The conference has two main objectives: 1) to showcase research in historical linguistics, philology, and textual studies involving languages to some extent, of the ancient Mediterranean and Near East, especially with a comparative element, and 2) to foster networks and new, innovative or digital approaches to historical linguistics and texts within this scope. Four keynote speakers will help orient themes and discussions, and a roundtable of PGRs and ECRs will close the conference.

Encouraged topics

  • Linguistic, philological, lexicographic, and/or text-critical studies in Mediterranean and Near Eastern antiquity, especially with a comparative element.
  • Digital, Digital Humanities, machine learning (AI), FAIR, Open Data, VR, and other data- driven or computing-driven approaches to ancient languages and/or ancient textual corpora in Mediterranean and Near Eastern antiquity, including historical linguistics, philology, textual criticism, corpus linguistics, lexicology, scribal culture, multilingual texts, ancient translations, textual corpora, etc. This might include innovative methods of digitisation, mapping and analysing ancient linguistic data, orthography, language change, or textual corpora, e.g. machine learning/AI, computational modelling, OCR, natural language processing, corpus linguistics, etc.
  • Manuscript, papyrological, epigraphic, and scribal culture studies in Mediterranean and Near Eastern antiquity.
  • Comparative Semitics studies.
  • Comparative Greek-Latin or comparative Indo-European studies.

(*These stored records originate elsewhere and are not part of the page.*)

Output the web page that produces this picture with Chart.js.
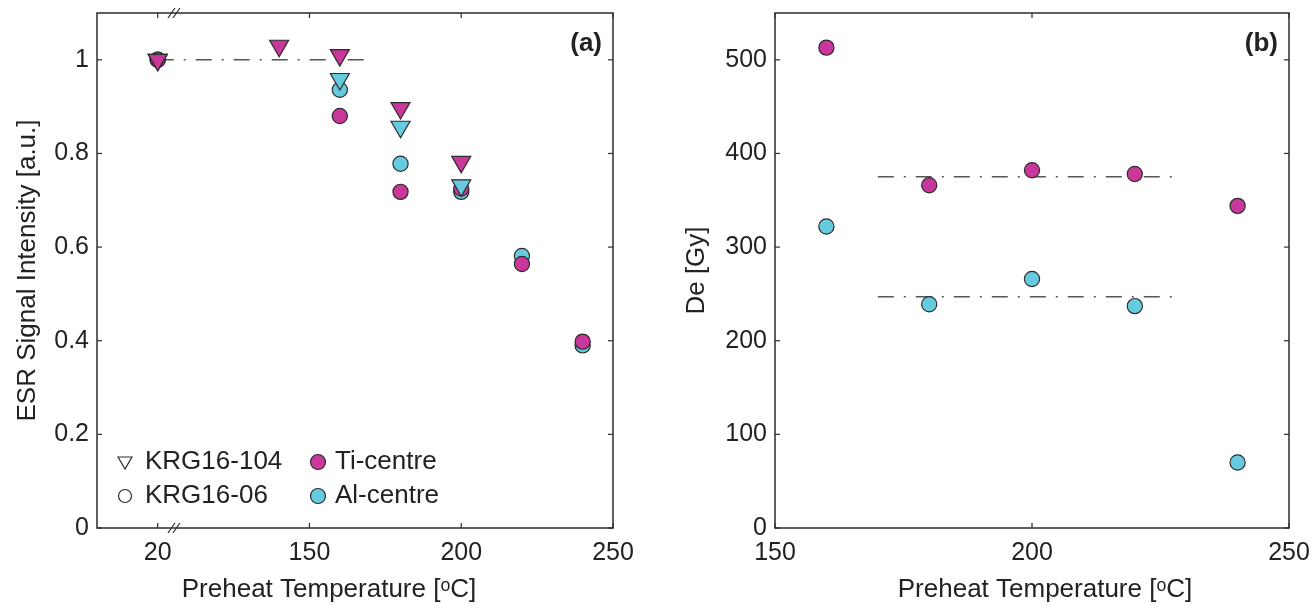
<!DOCTYPE html>
<html>
<head>
<meta charset="utf-8">
<script src="https://cdn.jsdelivr.net/npm/chart.js@4.4.0/dist/chart.umd.min.js"></script>
<style>
  html, body { margin: 0; padding: 0; background: #fff; }
  canvas { position: absolute; top: 0; }
  #chartA { left: 0; }
  #chartB { left: 660px; }
</style>
</head>
<body>
<canvas id="chartA" width="660" height="605"></canvas>
<canvas id="chartB" width="654" height="605"></canvas>
<script>
// panel (a) - normalised ESR intensity
// triangles = KRG16-104, circles = KRG16-06
var tempTri  = [20, 140, 160, 180, 200];
var tiTri    = [1.00, 1.03, 1.01, 0.897, 0.782];
var alTri    = [1.00, null, 0.959, 0.857, 0.732];
var tempCirc = [20, 160, 180, 200, 220, 240];
var tiCirc   = [1.00, 0.880, 0.718, 0.725, 0.564, 0.398];
var alCirc   = [1.00, 0.936, 0.778, 0.718, 0.581, 0.390];
var refTempA = [20, 170];
var refValA  = 1;
var xTicksA  = [20, 150, 200, 250];
var yTicksA  = [0, 0.2, 0.4, 0.6, 0.8, 1];

// panel (b) - De [Gy]
var tempB    = [160, 180, 200, 220, 240];
var deTi     = [513, 366, 382, 378, 344];
var deAl     = [322, 239, 266, 237, 70];
var plateauB = [170, 228];
var meanTi   = 375;
var meanAl   = 247;
var xTicksB  = [150, 200, 250];
var yTicksB  = [0, 100, 200, 300, 400, 500];

var TI = '#c9379a';
var AL = '#67cbe0';
var EDGE = '#2d2d2d';
var FONT = '"Liberation Sans", Arial, Helvetica, sans-serif';

// broken axis: the 20 degC point sits where 100 would be
function brk(t) { return t === 20 ? 100 : t; }

function pts(xs, ys, f) {
  var out = [];
  for (var i = 0; i < xs.length; i++) {
    if (ys[i] === null) continue;
    out.push({x: f ? f(xs[i]) : xs[i], y: ys[i]});
  }
  return out;
}

function marker(data, color, style) {
  return {
    data: data,
    showLine: false,
    pointStyle: style,
    pointRotation: style === 'triangle' ? 180 : 0,
    pointRadius: style === 'triangle' ? 11 : 7.6,
    pointBackgroundColor: color,
    pointBorderColor: EDGE,
    pointBorderWidth: 1.2
  };
}

function refLine(data) {
  return {
    data: data,
    showLine: true,
    pointRadius: 0,
    borderColor: '#555',
    borderWidth: 1.5,
    borderDash: [16, 10, 2, 10]
  };
}

function line(ctx, x1, y1, x2, y2) {
  ctx.beginPath(); ctx.moveTo(x1, y1); ctx.lineTo(x2, y2); ctx.stroke();
}

// box, inward ticks, axis break marks, panel letter, legend
var decor = {
  id: 'decor',
  afterDatasetsDraw: function(chart, args, opts) {
    var ctx = chart.ctx, a = chart.chartArea;
    var sx = chart.scales.x, sy = chart.scales.y;
    ctx.save();
    ctx.strokeStyle = EDGE;
    ctx.lineWidth = 1.5;
    ctx.strokeRect(a.left, a.top, a.right - a.left, a.bottom - a.top);
    ctx.lineWidth = 1.2;
    sx.ticks.forEach(function(t) {
      var x = sx.getPixelForValue(t.value);
      line(ctx, x, a.bottom, x, a.bottom - 5);
      line(ctx, x, a.top, x, a.top + 5);
    });
    sy.ticks.forEach(function(t) {
      var y = sy.getPixelForValue(t.value);
      line(ctx, a.left, y, a.left + 5, y);
      line(ctx, a.right, y, a.right - 5, y);
    });
    if (opts.breakAt) {
      var bx = sx.getPixelForValue(opts.breakAt);
      [a.top, a.bottom].forEach(function(y) {
        line(ctx, bx - 8, y + 5, bx - 1, y - 5);
        line(ctx, bx - 3, y + 5, bx + 4, y - 5);
      });
    }
    ctx.fillStyle = '#222';
    ctx.font = 'bold 26px ' + FONT;
    ctx.textAlign = 'right';
    ctx.textBaseline = 'middle';
    ctx.fillText(opts.letter, a.right - 11, a.top + 31);

    if (opts.legend) {
      var H = Chart.helpers;
      var lx = a.left + 28, cx = a.left + 221, r1 = a.bottom - 66, r2 = a.bottom - 32;
      ctx.font = '26px ' + FONT;
      ctx.textAlign = 'left';
      ctx.strokeStyle = EDGE;
      ctx.lineWidth = 1.2;
      ctx.fillStyle = 'rgba(0,0,0,0)';
      H.drawPoint(ctx, {pointStyle: 'triangle', radius: 8, rotation: 180, borderWidth: 1.2}, lx, r1 - 1);
      H.drawPoint(ctx, {pointStyle: 'circle', radius: 6.5, rotation: 0, borderWidth: 1.2}, lx, r2);
      ctx.fillStyle = TI;
      H.drawPoint(ctx, {pointStyle: 'circle', radius: 7.5, rotation: 0, borderWidth: 1.2}, cx, r1);
      ctx.fillStyle = AL;
      H.drawPoint(ctx, {pointStyle: 'circle', radius: 7.5, rotation: 0, borderWidth: 1.2}, cx, r2);
      ctx.fillStyle = '#222';
      ctx.fillText('KRG16-104', lx + 20, r1);
      ctx.fillText('KRG16-06', lx + 20, r2);
      ctx.fillText('Ti-centre', cx + 17, r1);
      ctx.fillText('Al-centre', cx + 17, r2);
    }
    ctx.restore();
  }
};

function axes(o) {
  return {
    x: {
      type: 'linear', min: o.xmin, max: o.xmax,
      grid: {display: false, drawTicks: false}, border: {display: false},
      afterBuildTicks: function(s) { s.ticks = o.xt.map(function(v) { return {value: o.xf ? o.xf(v) : v}; }); },
      afterFit: function(s) { s.height = 77; s.paddingLeft = 0; s.paddingRight = 0; },
      ticks: {
        padding: 10, color: '#222', font: {family: FONT, size: 25},
        callback: function(v, i) { return String(o.xt[i]); }
      },
      title: {display: true, text: o.xTitle, color: '#222', font: {family: FONT, size: 26}, padding: {top: 0, bottom: 0}}
    },
    y: {
      type: 'linear', min: 0, max: o.ymax,
      grid: {display: false, drawTicks: false}, border: {display: false},
      afterBuildTicks: function(s) { s.ticks = o.yt.map(function(v) { return {value: v}; }); },
      afterFit: function(s) { s.width = o.yWidth; s.paddingTop = 0; s.paddingBottom = 0; },
      ticks: {
        padding: 8, color: '#222', font: {family: FONT, size: 25},
        callback: function(v, i) { return String(o.yt[i]); }
      },
      title: {display: true, text: o.yTitle, color: '#222', font: {family: FONT, size: 26}, padding: {top: o.yTitlePad, bottom: 0}}
    }
  };
}

var common = {
  responsive: false,
  animation: false,
  events: [],
  plugins: {legend: {display: false}, tooltip: {enabled: false}}
};

new Chart(document.getElementById('chartA'), {
  type: 'scatter',
  data: {
    datasets: [
      marker(pts(tempTri, tiTri, brk), TI, 'triangle'),
      marker(pts(tempTri, alTri, brk), AL, 'triangle'),
      marker(pts(tempCirc, tiCirc, brk), TI, 'circle'),
      marker(pts(tempCirc, alCirc, brk), AL, 'circle'),
      refLine(pts(refTempA, [refValA, refValA], brk))
    ]
  },
  options: Object.assign({}, common, {
    layout: {padding: {left: 0, top: 13, right: 47, bottom: 0}},
    scales: axes({
      xmin: 80, xmax: 250, xt: xTicksA, xf: brk,
      ymax: 1.1, yt: yTicksA, yWidth: 97, yTitlePad: 12,
      xTitle: 'Preheat Temperature [\u1D52C]\u2003\u2003',
      yTitle: 'ESR Signal Intensity [a.u.]'
    }),
    plugins: Object.assign({}, common.plugins, {decor: {letter: '(a)', breakAt: 106, legend: true}})
  }),
  plugins: [decor]
});

new Chart(document.getElementById('chartB'), {
  type: 'scatter',
  data: {
    datasets: [
      marker(pts(tempB, deTi), TI, 'circle'),
      marker(pts(tempB, deAl), AL, 'circle'),
      refLine(pts(plateauB, [meanTi, meanTi])),
      refLine(pts(plateauB, [meanAl, meanAl]))
    ]
  },
  options: Object.assign({}, common, {
    layout: {padding: {left: 0, top: 13, right: 25, bottom: 0}},
    scales: axes({
      xmin: 150, xmax: 250, xt: xTicksB,
      ymax: 550, yt: yTicksB, yWidth: 115, yTitlePad: 21,
      xTitle: '\u2003Preheat Temperature [\u1D52C]',
      yTitle: 'De [Gy]'
    }),
    plugins: Object.assign({}, common.plugins, {decor: {letter: '(b)'}})
  }),
  plugins: [decor]
});
</script>
</body>
</html>
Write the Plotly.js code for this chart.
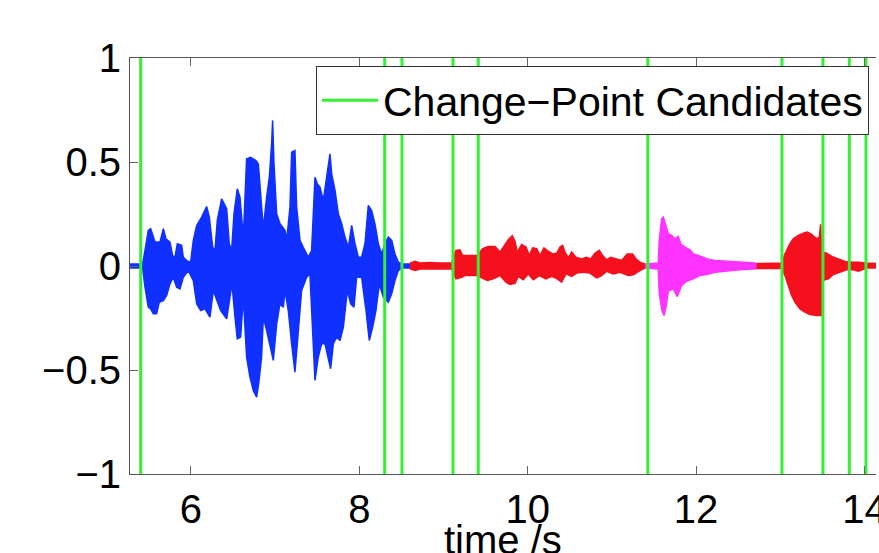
<!DOCTYPE html>
<html>
<head>
<meta charset="utf-8">
<script src="https://cdn.plot.ly/plotly-3.0.1.min.js"></script>
<style>
  html, body { margin: 0; padding: 0; overflow: hidden; background: #fff; }
  #chart { width: 879px; height: 553px; }
</style>
</head>
<body>
<div id="chart"></div>
<script>
// Change-point candidate times (s)
const changePoints = [5.404, 8.302, 8.507, 9.113, 9.413, 11.427, 13.02, 13.507, 13.82, 14.018];
const xTicks = [6, 8, 10, 12, 14];
const yTicks = [-1, -0.5, 0, 0.5, 1];
const xLabel = 'time /s';
const legendLabel = 'Change\u2212Point Candidates';

// Segment 1 (blue) envelope
const blueUpT = [5.277, 5.427, 5.455, 5.494, 5.522, 5.546, 5.574, 5.633, 5.673, 5.704,
                 5.752, 5.783, 5.811, 5.839, 5.890, 5.910, 5.950, 5.997, 6.029, 6.069,
                 6.128, 6.187, 6.219, 6.259, 6.286, 6.314, 6.365, 6.425, 6.456, 6.484,
                 6.512, 6.551, 6.583, 6.623, 6.662, 6.710, 6.773, 6.801, 6.829, 6.860,
                 6.900, 6.932, 6.959, 6.971, 6.987, 7.019, 7.058, 7.090, 7.118, 7.138,
                 7.177, 7.197, 7.236, 7.256, 7.296, 7.335, 7.395, 7.434, 7.474, 7.502,
                 7.533, 7.573, 7.613, 7.652, 7.672, 7.712, 7.751, 7.791, 7.830, 7.870,
                 7.910, 7.949, 7.989, 8.028, 8.068, 8.107, 8.147, 8.186, 8.226, 8.266,
                 8.305, 8.345, 8.385, 8.424, 8.464, 8.503, 8.602];
const blueUpV = [0.010, 0.010, 0.075, 0.171, 0.179, 0.147, 0.115, 0.115, 0.179, 0.131,
                 0.115, 0.050, 0.042, 0.107, 0.099, 0.042, 0.026, 0.018, 0.123, 0.195,
                 0.235, 0.286, 0.235, 0.090, 0.074, 0.219, 0.323, 0.275, 0.107, 0.074,
                 0.251, 0.371, 0.331, 0.139, 0.515, 0.523, 0.507, 0.491, 0.331, 0.180,
                 0.331, 0.427, 0.587, 0.700, 0.491, 0.251, 0.203, 0.187, 0.171, 0.123,
                 0.283, 0.547, 0.555, 0.283, 0.123, 0.090, 0.042, 0.074, 0.427, 0.395,
                 0.379, 0.315, 0.443, 0.539, 0.443, 0.363, 0.251, 0.203, 0.139, 0.090,
                 0.195, 0.107, 0.042, 0.042, 0.107, 0.291, 0.267, 0.203, 0.107, 0.058,
                 0.107, 0.139, 0.123, 0.058, 0.018, 0.010, 0.010];
const blueLoT = [5.277, 5.427, 5.455, 5.494, 5.522, 5.554, 5.593, 5.625, 5.673, 5.712,
                 5.752, 5.791, 5.831, 5.871, 5.910, 5.970, 6.029, 6.069, 6.116, 6.167,
                 6.227, 6.266, 6.306, 6.353, 6.425, 6.464, 6.488, 6.524, 6.551, 6.591,
                 6.623, 6.662, 6.702, 6.741, 6.781, 6.805, 6.840, 6.860, 6.900, 6.940,
                 6.979, 7.019, 7.058, 7.098, 7.118, 7.157, 7.197, 7.236, 7.264, 7.315,
                 7.375, 7.414, 7.434, 7.474, 7.513, 7.553, 7.593, 7.632, 7.660, 7.692,
                 7.731, 7.771, 7.811, 7.858, 7.898, 7.937, 7.969, 8.028, 8.080, 8.119,
                 8.159, 8.198, 8.238, 8.285, 8.345, 8.385, 8.424, 8.464, 8.503, 8.602];
const blueLoV = [-0.010, -0.010, -0.102, -0.198, -0.206, -0.230, -0.230, -0.174, -0.166, -0.142,
                 -0.086, -0.054, -0.102, -0.110, -0.054, -0.022, -0.070, -0.182, -0.214, -0.206,
                 -0.246, -0.118, -0.158, -0.214, -0.254, -0.150, -0.086, -0.246, -0.350, -0.342,
                 -0.150, -0.438, -0.534, -0.598, -0.630, -0.566, -0.438, -0.246, -0.310, -0.374,
                 -0.454, -0.278, -0.182, -0.198, -0.118, -0.214, -0.374, -0.510, -0.374, -0.118,
                 -0.054, -0.038, -0.150, -0.550, -0.438, -0.374, -0.374, -0.438, -0.494, -0.374,
                 -0.342, -0.358, -0.294, -0.118, -0.182, -0.198, -0.054, -0.054, -0.214, -0.358,
                 -0.294, -0.214, -0.086, -0.150, -0.174, -0.134, -0.070, -0.022, -0.010, -0.010];

// Segment 2 (red) envelope
const red1UpT = [8.602, 8.661, 8.721, 8.840, 8.958, 9.097, 9.148, 9.196, 9.228, 9.394,
                 9.434, 9.465, 9.532, 9.612, 9.671, 9.719, 9.770, 9.817, 9.849, 9.877,
                 9.928, 9.980, 10.019, 10.059, 10.107, 10.146, 10.194, 10.245, 10.297, 10.344,
                 10.384, 10.415, 10.443, 10.483, 10.522, 10.574, 10.641, 10.700, 10.748, 10.799,
                 10.851, 10.890, 10.938, 10.985, 11.057, 11.116, 11.183, 11.247, 11.286, 11.334,
                 11.393];
const red1UpV = [0.014, 0.023, 0.015, 0.017, 0.014, 0.014, 0.075, 0.078, 0.050, 0.050,
                 0.067, 0.083, 0.094, 0.094, 0.067, 0.099, 0.126, 0.145, 0.119, 0.067,
                 0.103, 0.091, 0.050, 0.087, 0.083, 0.050, 0.087, 0.071, 0.058, 0.061,
                 0.091, 0.099, 0.067, 0.039, 0.067, 0.042, 0.034, 0.042, 0.034, 0.061,
                 0.075, 0.050, 0.030, 0.042, 0.034, 0.026, 0.058, 0.058, 0.034, 0.018,
                 0.010];
const red1LoT = [8.602, 8.661, 8.721, 8.958, 9.097, 9.148, 9.216, 9.255, 9.394, 9.453,
                 9.521, 9.592, 9.671, 9.742, 9.790, 9.849, 9.889, 9.948, 10.007, 10.067,
                 10.138, 10.217, 10.285, 10.352, 10.403, 10.455, 10.522, 10.582, 10.661, 10.740,
                 10.819, 10.879, 10.938, 11.017, 11.096, 11.195, 11.255, 11.334, 11.393];
const red1LoV = [-0.014, -0.022, -0.015, -0.014, -0.014, -0.062, -0.054, -0.046, -0.046, -0.057,
                 -0.070, -0.062, -0.046, -0.078, -0.089, -0.083, -0.050, -0.066, -0.038, -0.066,
                 -0.046, -0.062, -0.050, -0.062, -0.078, -0.038, -0.050, -0.034, -0.030, -0.034,
                 -0.057, -0.046, -0.025, -0.038, -0.030, -0.046, -0.042, -0.022, -0.010];

// Segment 3 (magenta) envelope
const magUpT = [11.393, 11.551, 11.563, 11.591, 11.611, 11.635, 11.670, 11.710, 11.749, 11.789,
                11.817, 11.868, 11.927, 11.967, 12.026, 12.086, 12.145, 12.225, 12.363, 12.521,
                12.699, 12.719];
const magUpV = [0.010, 0.014, 0.123, 0.227, 0.235, 0.200, 0.155, 0.147, 0.131, 0.142,
                0.107, 0.091, 0.078, 0.059, 0.051, 0.042, 0.033, 0.026, 0.023, 0.018,
                0.014, 0.010];
const magLoT = [11.393, 11.551, 11.563, 11.595, 11.619, 11.643, 11.670, 11.730, 11.777, 11.829,
                11.888, 11.967, 12.046, 12.125, 12.225, 12.363, 12.521, 12.719];
const magLoV = [-0.010, -0.014, -0.134, -0.214, -0.238, -0.198, -0.121, -0.110, -0.147, -0.094,
                -0.073, -0.062, -0.046, -0.041, -0.030, -0.025, -0.018, -0.014];

// Segment 4 (red) envelope
const red2UpT = [12.719, 13.016, 13.056, 13.083, 13.115, 13.155, 13.214, 13.274, 13.321, 13.373,
                 13.432, 13.464, 13.479, 13.495, 13.551, 13.610, 13.689, 13.769, 13.867, 13.927,
                 14.026, 14.250];
const red2UpV = [0.012, 0.014, 0.059, 0.083, 0.107, 0.131, 0.147, 0.158, 0.163, 0.152,
                 0.131, 0.139, 0.200, 0.067, 0.062, 0.046, 0.035, 0.022, 0.018, 0.018,
                 0.014, 0.010];
const red2LoT = [12.719, 13.016, 13.056, 13.095, 13.135, 13.174, 13.234, 13.293, 13.353, 13.432,
                 13.491, 13.503, 13.571, 13.630, 13.709, 13.788, 13.867, 13.927, 14.026, 14.250];
const red2LoV = [-0.012, -0.012, -0.046, -0.094, -0.142, -0.174, -0.206, -0.222, -0.233, -0.238,
                 -0.238, -0.070, -0.062, -0.041, -0.030, -0.018, -0.018, -0.025, -0.010, -0.010];

const BLUE = '#1030ff', RED = '#f5101e', MAGENTA = '#ff33ff', GREEN = '#33f033';

function band(upT, upV, loT, loV, color) {
  return {
    type: 'scatter', mode: 'lines',
    x: upT.concat(loT.slice().reverse()),
    y: upV.concat(loV.slice().reverse()),
    fill: 'toself', fillcolor: color,
    line: { color: color, width: 1.5 },
    showlegend: false, hoverinfo: 'skip'
  };
}

const traces = [
  band(blueUpT, blueUpV, blueLoT, blueLoV, BLUE),
  band(red1UpT, red1UpV, red1LoT, red1LoV, RED),
  band(magUpT, magUpV, magLoT, magLoV, MAGENTA),
  band(red2UpT, red2UpV, red2LoT, red2LoV, RED),
  {
    type: 'scatter', mode: 'lines',
    name: legendLabel,
    x: changePoints.flatMap(v => [v, v, null]),
    y: changePoints.flatMap(() => [yTicks[0], yTicks[yTicks.length - 1], null]),
    line: { color: GREEN, width: 3 },
    showlegend: true, hoverinfo: 'skip'
  }
];

const FONT = 'Liberation Sans, Arial, sans-serif';
const axisCommon = {
  showgrid: false, zeroline: false,
  showline: true, linecolor: '#555', linewidth: 1,
  ticks: 'inside', ticklen: 8, tickwidth: 1, tickcolor: '#666',
  tickfont: { family: FONT, size: 40, color: '#000' }
};

const layout = {
  width: 879, height: 553,
  margin: { l: 130, r: 3, t: 58, b: 79 },
  paper_bgcolor: '#fff', plot_bgcolor: '#fff',
  font: { family: FONT, size: 40, color: '#000' },
  xaxis: Object.assign({}, axisCommon, {
    range: [5.277, 14.137],
    tickvals: xTicks,
    mirror: 'ticks',
    ticklabeloverflow: 'allow'
  }),
  yaxis: Object.assign({}, axisCommon, {
    range: [-1, 1],
    tickvals: yTicks,
    mirror: false
  }),
  annotations: [{
    text: xLabel, xref: 'paper', yref: 'paper',
    x: 0.5, y: -0.159, xanchor: 'center', yanchor: 'middle',
    showarrow: false, font: { family: FONT, size: 40, color: '#000' }
  }],
  legend: {
    x: 0.2493, y: 0.9808, xanchor: 'left', yanchor: 'top',
    bgcolor: '#fff', bordercolor: '#333', borderwidth: 1,
    itemwidth: 56,
    font: { family: FONT, size: 41, color: '#000' }
  },
  showlegend: true
};

Plotly.newPlot('chart', traces, layout, { staticPlot: true, displayModeBar: false });
</script>
</body>
</html>
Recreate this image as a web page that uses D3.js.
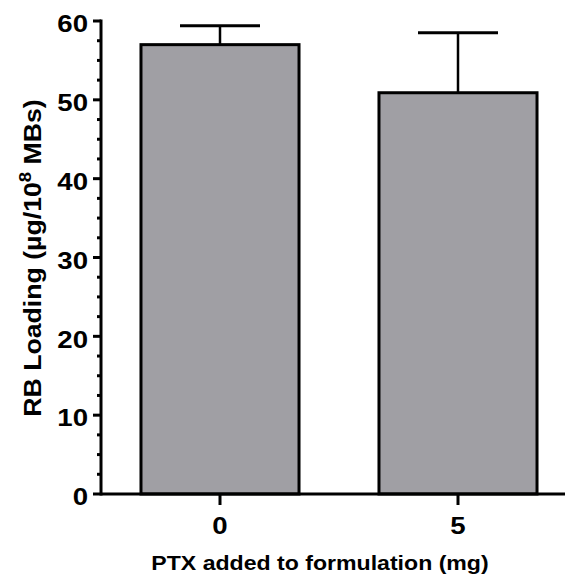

  • Translation and transmission studies, either/both within ancient and classical texts and translations, e.g. Septuagint and cognate texts, but broadly speaking any texts transmitted over time, or texts preserved in more than one language.
  • Multilingualism and bilingualism, language choice, or language change in ancient Mediterranean and Near Eastern communities, texts, and documents.